Sims Medieval: Pirates and Nobles Preview
Sims Medieval spices things up by throwing some pirates into the mix.
Sims Medieval took the franchise in a new direction by giving you more purpose and direction through quests. It also gave you a chance to earn rewards, as well as the ability build up your kingdom and, ultimately, fulfill your ambition. The Sims Studio is already expanding on this with Sims Medieval: Pirates and Nobles, an adventure pack that will give players more quests to play and the choice to play as a pirate or a noble. At the EA Summer Showcase in Redwood City, we were able to see what it was like to sit on our throne of pirate booty.
The expansion doesn't increase the size of the world, but the pirates of Aarbyville and the nobles from the land-locked nation of Tredony find their way to your kingdom and set up camp. As always, the pirates and nobles are at odds with one another, so as the ruling monarch, you do what any good neutral ruler would do: You pick a side. You still have access to the professions from the main game, so you can branch off at any point in time to pursue the pirate's life or a higher standard of living as a noble. Our demo began by giving us a view of what a pirate- or a noble-themed room would look like. You have the ultrafancy ornate decor that comes with being a noble and the pirate's room that is littered with eye-catching treasure and a variety of wooden furniture.

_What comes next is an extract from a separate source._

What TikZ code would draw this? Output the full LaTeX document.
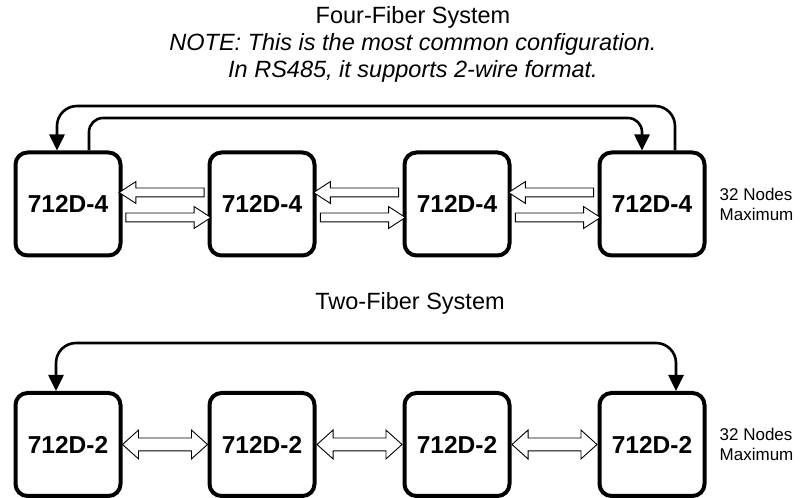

As a pirate, you'll have access to do pirate-y things like dig for rare treasure and own a parrot. You can name your parrot, feed it, and then promptly send it off to attack some poor unsuspecting sim. There are treasure maps that you'll come across, which can lead you to a pile of slime-covered gold or a tentacled monster. In our demo, we were lucky enough to avoid the monster for the most part, but for the sake of our entertainment, our monarch jumped into the monster pit for a good thrashing. Swordfighting is also a key feature to the game, and it seems like that is what the nobles tend to do in their spare time. As always, you'll have access to an extensive wardrobe, and we were told that a patch will come out before the expansion ships to give everyone the ability to add makeup to their sims.
The interrogation chair is another feature that has been added; you lock up the closest (and most unfortunate) person you can find and use a variety of tactics to get information out of him or her. There are two meters to measure people's will and alertness, and you have to try to lower their will so that they will spill their secret while staying conscious. There are several forms of interrogation, and they range from tickling with feathers to unleashing the ferocious chinchilla. Some sims actually enjoy some of this torture, so you'll have to change up your tactics if it's not working.
Depending on how you approach the quests, we're told the additional content could take up to 25 hours to complete. It stays true to the spirit of the sims, with plenty of customization, goofy characters, and an endless number of things to do pass the time. If you've been waiting for a reason to return to the medieval world of the Sims, then keep an eye out for Sims Medieval: Pirates and Nobles when it is released on August 30.